Without the pictures, extract every line from the start of the material to the line containing "s.set_linewidth(1)", both ends included.

> **GIVEN MATERIAL**
+++++
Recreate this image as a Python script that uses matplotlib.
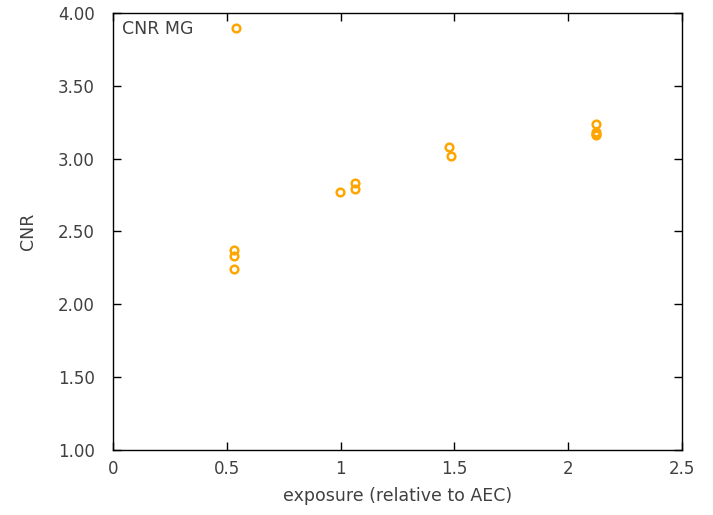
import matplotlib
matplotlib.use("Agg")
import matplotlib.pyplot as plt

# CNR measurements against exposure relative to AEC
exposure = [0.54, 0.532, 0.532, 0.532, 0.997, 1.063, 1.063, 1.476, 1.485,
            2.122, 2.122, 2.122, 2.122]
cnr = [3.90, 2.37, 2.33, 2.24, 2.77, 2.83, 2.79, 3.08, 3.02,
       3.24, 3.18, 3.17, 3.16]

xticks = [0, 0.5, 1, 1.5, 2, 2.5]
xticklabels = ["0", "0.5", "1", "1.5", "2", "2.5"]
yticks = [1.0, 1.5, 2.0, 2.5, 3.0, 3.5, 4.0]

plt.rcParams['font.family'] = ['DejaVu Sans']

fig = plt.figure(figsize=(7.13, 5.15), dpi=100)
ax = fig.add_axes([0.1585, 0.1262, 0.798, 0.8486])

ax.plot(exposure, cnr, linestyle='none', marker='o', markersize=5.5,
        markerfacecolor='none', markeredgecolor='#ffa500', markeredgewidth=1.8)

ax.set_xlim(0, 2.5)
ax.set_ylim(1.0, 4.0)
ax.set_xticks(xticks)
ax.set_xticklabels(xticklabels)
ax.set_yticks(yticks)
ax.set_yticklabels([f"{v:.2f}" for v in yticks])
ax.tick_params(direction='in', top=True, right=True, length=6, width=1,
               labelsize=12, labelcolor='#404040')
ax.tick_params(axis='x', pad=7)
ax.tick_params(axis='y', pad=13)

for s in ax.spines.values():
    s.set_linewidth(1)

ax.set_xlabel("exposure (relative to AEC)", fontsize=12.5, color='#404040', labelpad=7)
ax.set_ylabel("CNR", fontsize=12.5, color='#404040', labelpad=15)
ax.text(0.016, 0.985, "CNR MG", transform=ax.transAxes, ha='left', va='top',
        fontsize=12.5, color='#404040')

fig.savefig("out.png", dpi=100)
+++++
> **TASK RESPONSE**
Recreate this image as a Python script that uses matplotlib.
import matplotlib
matplotlib.use("Agg")
import matplotlib.pyplot as plt

# CNR measurements against exposure relative to AEC
exposure = [0.54, 0.532, 0.532, 0.532, 0.997, 1.063, 1.063, 1.476, 1.485,
            2.122, 2.122, 2.122, 2.122]
cnr = [3.90, 2.37, 2.33, 2.24, 2.77, 2.83, 2.79, 3.08, 3.02,
       3.24, 3.18, 3.17, 3.16]

xticks = [0, 0.5, 1, 1.5, 2, 2.5]
xticklabels = ["0", "0.5", "1", "1.5", "2", "2.5"]
yticks = [1.0, 1.5, 2.0, 2.5, 3.0, 3.5, 4.0]

plt.rcParams['font.family'] = ['DejaVu Sans']

fig = plt.figure(figsize=(7.13, 5.15), dpi=100)
ax = fig.add_axes([0.1585, 0.1262, 0.798, 0.8486])

ax.plot(exposure, cnr, linestyle='none', marker='o', markersize=5.5,
        markerfacecolor='none', markeredgecolor='#ffa500', markeredgewidth=1.8)

ax.set_xlim(0, 2.5)
ax.set_ylim(1.0, 4.0)
ax.set_xticks(xticks)
ax.set_xticklabels(xticklabels)
ax.set_yticks(yticks)
ax.set_yticklabels([f"{v:.2f}" for v in yticks])
ax.tick_params(direction='in', top=True, right=True, length=6, width=1,
               labelsize=12, labelcolor='#404040')
ax.tick_params(axis='x', pad=7)
ax.tick_params(axis='y', pad=13)

for s in ax.spines.values():
    s.set_linewidth(1)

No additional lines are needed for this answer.